Aim of the task >> Retype exactly the lines from the line containing "Convert this chart to matplotlib code." through the line containing "import matplotlib.pyplot as plt", both included, and nothing more; skip the pictures.

>> Start Record set

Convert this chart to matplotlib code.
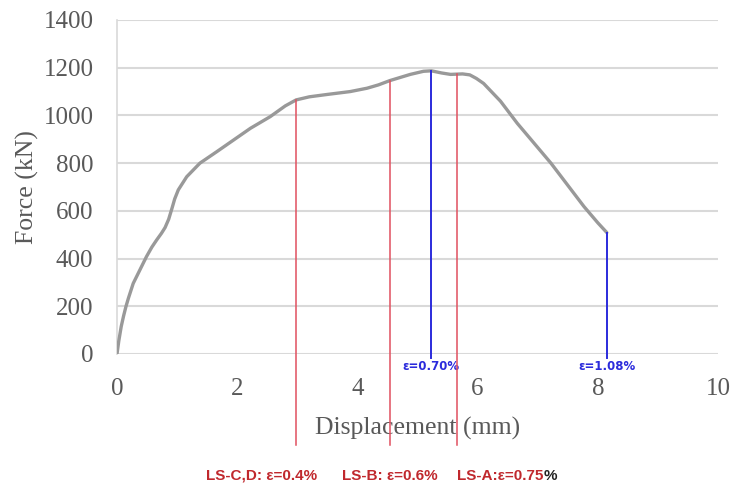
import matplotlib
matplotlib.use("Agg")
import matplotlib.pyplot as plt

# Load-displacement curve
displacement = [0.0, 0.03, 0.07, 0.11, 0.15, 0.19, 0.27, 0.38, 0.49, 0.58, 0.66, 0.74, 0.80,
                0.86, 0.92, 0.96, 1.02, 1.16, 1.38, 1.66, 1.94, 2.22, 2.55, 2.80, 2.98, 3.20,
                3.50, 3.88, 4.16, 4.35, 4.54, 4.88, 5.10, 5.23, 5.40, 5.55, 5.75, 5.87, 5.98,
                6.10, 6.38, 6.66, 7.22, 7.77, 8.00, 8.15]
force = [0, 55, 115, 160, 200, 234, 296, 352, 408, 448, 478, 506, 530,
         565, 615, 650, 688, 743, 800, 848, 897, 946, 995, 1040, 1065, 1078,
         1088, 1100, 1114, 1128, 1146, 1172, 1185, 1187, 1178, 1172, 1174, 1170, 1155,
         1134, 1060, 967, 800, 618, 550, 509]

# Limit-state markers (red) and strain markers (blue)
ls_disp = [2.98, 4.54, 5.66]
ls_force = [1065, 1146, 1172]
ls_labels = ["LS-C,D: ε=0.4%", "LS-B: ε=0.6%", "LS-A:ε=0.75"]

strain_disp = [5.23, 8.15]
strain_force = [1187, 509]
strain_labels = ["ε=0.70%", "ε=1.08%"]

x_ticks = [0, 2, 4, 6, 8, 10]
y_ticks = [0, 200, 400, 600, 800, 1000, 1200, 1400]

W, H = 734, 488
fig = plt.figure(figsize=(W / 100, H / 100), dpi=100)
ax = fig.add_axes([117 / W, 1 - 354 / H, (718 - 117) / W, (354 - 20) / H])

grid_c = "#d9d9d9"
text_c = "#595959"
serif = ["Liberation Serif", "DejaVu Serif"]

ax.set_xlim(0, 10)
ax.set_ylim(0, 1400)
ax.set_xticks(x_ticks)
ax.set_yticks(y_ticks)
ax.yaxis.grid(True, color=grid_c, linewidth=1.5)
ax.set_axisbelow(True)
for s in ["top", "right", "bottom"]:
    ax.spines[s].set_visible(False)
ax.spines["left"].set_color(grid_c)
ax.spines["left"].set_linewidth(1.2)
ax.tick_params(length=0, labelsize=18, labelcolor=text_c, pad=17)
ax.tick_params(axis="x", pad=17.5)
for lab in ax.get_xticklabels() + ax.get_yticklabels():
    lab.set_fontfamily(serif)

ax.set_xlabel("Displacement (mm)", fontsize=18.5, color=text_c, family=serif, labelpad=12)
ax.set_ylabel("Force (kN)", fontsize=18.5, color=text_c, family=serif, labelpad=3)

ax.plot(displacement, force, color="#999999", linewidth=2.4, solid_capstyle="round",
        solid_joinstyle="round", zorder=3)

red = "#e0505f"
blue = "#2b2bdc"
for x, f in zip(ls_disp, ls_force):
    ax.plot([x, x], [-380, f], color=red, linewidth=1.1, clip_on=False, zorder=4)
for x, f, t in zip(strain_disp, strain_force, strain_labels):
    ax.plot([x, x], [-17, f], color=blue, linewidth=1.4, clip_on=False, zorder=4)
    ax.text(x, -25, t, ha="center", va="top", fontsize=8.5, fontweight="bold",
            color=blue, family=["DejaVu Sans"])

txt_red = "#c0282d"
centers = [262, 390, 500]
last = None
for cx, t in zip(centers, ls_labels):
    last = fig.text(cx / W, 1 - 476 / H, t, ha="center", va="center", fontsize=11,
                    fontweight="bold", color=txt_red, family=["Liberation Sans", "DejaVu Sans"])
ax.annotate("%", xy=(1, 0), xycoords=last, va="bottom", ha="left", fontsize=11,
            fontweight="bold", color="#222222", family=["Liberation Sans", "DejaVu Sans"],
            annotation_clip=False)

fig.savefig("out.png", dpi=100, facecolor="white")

>> End Record set
>> Start Record set

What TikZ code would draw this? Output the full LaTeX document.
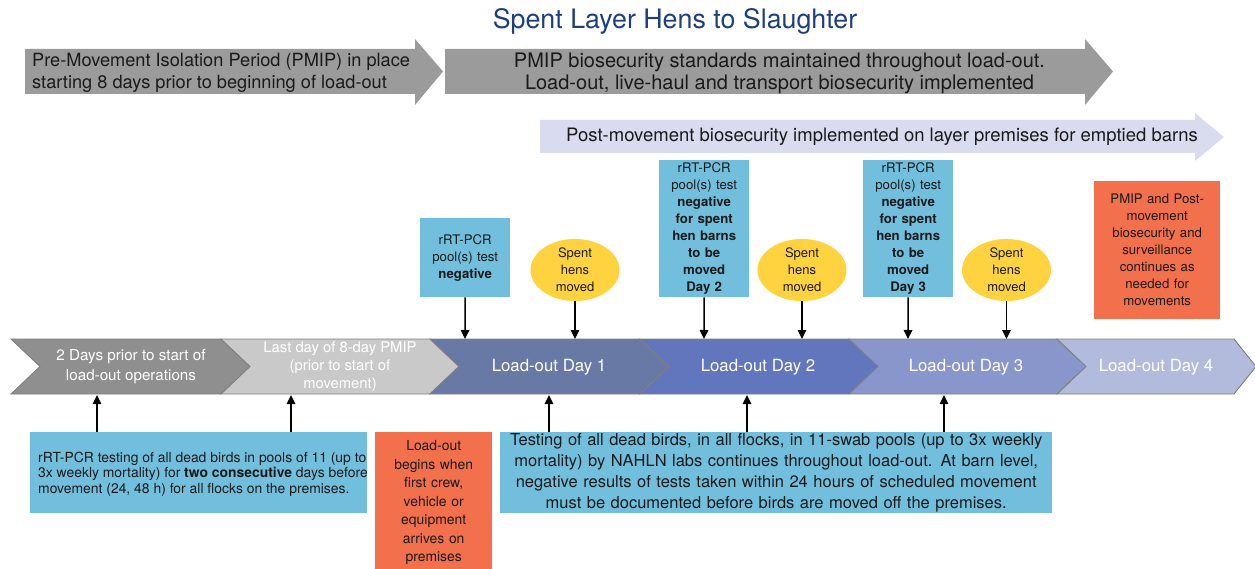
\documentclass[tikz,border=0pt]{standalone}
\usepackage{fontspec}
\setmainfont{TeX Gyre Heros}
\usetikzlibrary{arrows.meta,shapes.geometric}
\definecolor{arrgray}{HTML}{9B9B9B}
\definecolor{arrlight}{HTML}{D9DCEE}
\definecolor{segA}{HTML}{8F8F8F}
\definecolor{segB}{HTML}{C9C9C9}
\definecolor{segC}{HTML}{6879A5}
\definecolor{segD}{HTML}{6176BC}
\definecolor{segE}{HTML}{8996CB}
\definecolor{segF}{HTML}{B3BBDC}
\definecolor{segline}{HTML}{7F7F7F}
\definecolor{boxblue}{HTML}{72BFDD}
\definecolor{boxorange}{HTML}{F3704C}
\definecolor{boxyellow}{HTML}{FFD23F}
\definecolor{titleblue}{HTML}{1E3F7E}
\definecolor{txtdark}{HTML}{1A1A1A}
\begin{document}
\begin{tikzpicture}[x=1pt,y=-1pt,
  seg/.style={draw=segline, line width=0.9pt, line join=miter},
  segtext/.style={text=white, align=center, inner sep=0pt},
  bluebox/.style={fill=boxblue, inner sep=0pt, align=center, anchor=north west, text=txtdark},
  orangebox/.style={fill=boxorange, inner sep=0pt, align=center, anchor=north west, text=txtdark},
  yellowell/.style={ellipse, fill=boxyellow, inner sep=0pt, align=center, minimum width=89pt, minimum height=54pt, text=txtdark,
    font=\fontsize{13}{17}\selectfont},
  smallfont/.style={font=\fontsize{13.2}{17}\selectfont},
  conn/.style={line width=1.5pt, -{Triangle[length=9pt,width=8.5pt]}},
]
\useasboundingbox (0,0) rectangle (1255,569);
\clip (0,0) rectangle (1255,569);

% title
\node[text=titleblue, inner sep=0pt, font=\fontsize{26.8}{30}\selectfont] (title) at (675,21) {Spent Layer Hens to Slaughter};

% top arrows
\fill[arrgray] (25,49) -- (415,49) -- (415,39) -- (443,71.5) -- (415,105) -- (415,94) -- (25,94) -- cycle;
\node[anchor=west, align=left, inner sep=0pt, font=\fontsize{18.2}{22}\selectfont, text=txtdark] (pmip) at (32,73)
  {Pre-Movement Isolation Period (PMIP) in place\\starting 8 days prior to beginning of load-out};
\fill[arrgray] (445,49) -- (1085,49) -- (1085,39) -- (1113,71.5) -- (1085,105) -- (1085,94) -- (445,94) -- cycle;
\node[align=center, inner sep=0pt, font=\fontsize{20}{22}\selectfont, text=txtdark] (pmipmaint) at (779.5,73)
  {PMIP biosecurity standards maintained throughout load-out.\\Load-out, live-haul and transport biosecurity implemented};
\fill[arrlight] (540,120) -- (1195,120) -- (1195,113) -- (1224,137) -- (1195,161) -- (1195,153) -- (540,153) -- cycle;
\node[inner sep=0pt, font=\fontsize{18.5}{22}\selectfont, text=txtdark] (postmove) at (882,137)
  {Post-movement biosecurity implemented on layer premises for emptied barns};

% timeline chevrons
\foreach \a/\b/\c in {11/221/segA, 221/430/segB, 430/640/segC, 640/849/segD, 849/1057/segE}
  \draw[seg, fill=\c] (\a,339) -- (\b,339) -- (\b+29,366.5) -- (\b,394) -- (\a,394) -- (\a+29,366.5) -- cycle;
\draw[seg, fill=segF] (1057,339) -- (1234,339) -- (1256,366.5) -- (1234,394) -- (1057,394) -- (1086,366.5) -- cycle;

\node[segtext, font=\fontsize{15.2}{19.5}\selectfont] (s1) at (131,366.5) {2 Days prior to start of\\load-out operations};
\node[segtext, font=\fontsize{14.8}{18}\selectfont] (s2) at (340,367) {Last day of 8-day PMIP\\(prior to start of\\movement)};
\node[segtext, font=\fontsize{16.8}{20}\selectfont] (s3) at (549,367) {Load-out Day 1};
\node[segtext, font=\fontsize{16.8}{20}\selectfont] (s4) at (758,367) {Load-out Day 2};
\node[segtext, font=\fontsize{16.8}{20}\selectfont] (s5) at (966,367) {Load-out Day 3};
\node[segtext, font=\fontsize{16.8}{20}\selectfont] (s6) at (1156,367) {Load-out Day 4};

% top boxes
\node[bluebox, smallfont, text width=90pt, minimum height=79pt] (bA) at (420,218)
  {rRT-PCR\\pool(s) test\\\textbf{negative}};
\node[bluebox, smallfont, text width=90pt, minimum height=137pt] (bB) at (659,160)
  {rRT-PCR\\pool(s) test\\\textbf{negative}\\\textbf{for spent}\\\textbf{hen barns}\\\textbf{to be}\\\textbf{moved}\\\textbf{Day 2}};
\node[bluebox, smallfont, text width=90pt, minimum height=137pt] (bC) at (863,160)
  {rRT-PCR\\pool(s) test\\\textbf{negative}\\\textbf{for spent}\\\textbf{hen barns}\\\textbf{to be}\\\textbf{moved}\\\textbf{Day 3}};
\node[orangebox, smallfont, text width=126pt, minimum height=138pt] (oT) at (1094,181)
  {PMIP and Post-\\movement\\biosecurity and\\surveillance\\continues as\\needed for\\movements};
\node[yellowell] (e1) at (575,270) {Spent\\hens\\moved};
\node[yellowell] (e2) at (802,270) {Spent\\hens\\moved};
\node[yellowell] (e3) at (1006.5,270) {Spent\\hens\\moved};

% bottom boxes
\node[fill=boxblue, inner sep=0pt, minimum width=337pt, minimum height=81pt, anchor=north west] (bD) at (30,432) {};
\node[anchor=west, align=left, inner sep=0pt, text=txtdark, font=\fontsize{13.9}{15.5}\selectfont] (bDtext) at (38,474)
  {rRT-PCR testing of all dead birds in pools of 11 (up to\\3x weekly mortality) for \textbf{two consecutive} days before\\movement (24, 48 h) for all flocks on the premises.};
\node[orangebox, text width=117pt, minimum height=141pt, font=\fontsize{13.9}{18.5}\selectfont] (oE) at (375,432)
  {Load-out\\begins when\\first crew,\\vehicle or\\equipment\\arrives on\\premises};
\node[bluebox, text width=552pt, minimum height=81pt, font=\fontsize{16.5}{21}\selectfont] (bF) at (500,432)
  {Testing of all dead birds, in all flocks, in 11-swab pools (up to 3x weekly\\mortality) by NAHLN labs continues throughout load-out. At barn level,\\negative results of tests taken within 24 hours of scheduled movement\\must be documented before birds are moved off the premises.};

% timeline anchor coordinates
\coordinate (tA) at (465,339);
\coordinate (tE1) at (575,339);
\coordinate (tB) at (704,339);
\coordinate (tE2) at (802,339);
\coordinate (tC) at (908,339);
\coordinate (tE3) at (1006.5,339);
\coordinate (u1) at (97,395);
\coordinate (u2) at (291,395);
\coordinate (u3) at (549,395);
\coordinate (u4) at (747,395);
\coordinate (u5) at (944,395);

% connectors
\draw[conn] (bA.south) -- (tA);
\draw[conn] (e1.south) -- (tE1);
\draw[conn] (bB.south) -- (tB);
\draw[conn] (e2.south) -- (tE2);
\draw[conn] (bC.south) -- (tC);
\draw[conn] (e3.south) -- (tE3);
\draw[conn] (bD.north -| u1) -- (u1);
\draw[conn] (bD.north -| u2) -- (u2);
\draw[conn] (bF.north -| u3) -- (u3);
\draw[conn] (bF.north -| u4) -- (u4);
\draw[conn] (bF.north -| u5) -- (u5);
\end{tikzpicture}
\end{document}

>> End Record set
>> Start Record set

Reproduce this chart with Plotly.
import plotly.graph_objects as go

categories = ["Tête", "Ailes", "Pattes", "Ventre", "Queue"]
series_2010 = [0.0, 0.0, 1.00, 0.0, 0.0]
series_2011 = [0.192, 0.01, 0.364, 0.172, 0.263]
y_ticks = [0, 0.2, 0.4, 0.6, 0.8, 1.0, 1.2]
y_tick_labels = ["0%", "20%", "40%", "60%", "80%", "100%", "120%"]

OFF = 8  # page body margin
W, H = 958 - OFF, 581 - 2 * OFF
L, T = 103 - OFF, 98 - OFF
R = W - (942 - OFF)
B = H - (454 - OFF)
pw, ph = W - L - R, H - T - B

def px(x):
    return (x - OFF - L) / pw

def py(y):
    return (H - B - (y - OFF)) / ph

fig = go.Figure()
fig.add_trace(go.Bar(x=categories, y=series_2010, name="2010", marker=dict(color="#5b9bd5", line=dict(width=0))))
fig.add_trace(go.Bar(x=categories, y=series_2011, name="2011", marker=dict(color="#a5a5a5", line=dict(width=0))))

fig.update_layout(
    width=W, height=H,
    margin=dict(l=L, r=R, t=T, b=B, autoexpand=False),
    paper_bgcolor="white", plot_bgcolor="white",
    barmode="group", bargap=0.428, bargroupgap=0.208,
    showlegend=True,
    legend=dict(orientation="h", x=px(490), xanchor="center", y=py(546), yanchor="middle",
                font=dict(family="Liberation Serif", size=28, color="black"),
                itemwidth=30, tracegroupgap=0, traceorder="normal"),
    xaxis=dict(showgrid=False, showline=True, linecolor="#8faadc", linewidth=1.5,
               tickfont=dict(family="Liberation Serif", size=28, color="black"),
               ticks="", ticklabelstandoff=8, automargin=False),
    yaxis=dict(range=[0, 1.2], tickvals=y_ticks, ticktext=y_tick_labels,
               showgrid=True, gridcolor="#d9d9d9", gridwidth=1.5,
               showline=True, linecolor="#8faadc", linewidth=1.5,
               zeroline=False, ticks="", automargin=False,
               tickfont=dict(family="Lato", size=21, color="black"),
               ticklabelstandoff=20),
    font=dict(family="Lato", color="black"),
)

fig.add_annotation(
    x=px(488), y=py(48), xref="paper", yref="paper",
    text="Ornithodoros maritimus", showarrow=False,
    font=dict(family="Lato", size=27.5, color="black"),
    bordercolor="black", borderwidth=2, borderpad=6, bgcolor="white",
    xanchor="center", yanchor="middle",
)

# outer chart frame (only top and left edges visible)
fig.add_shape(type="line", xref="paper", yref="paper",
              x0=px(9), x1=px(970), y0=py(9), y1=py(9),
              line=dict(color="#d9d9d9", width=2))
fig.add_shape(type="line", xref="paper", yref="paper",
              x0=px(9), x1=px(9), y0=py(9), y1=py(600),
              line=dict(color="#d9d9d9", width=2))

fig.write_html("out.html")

>> End Record set

Answer below >>
Convert this chart to matplotlib code.
import matplotlib
matplotlib.use("Agg")
import matplotlib.pyplot as plt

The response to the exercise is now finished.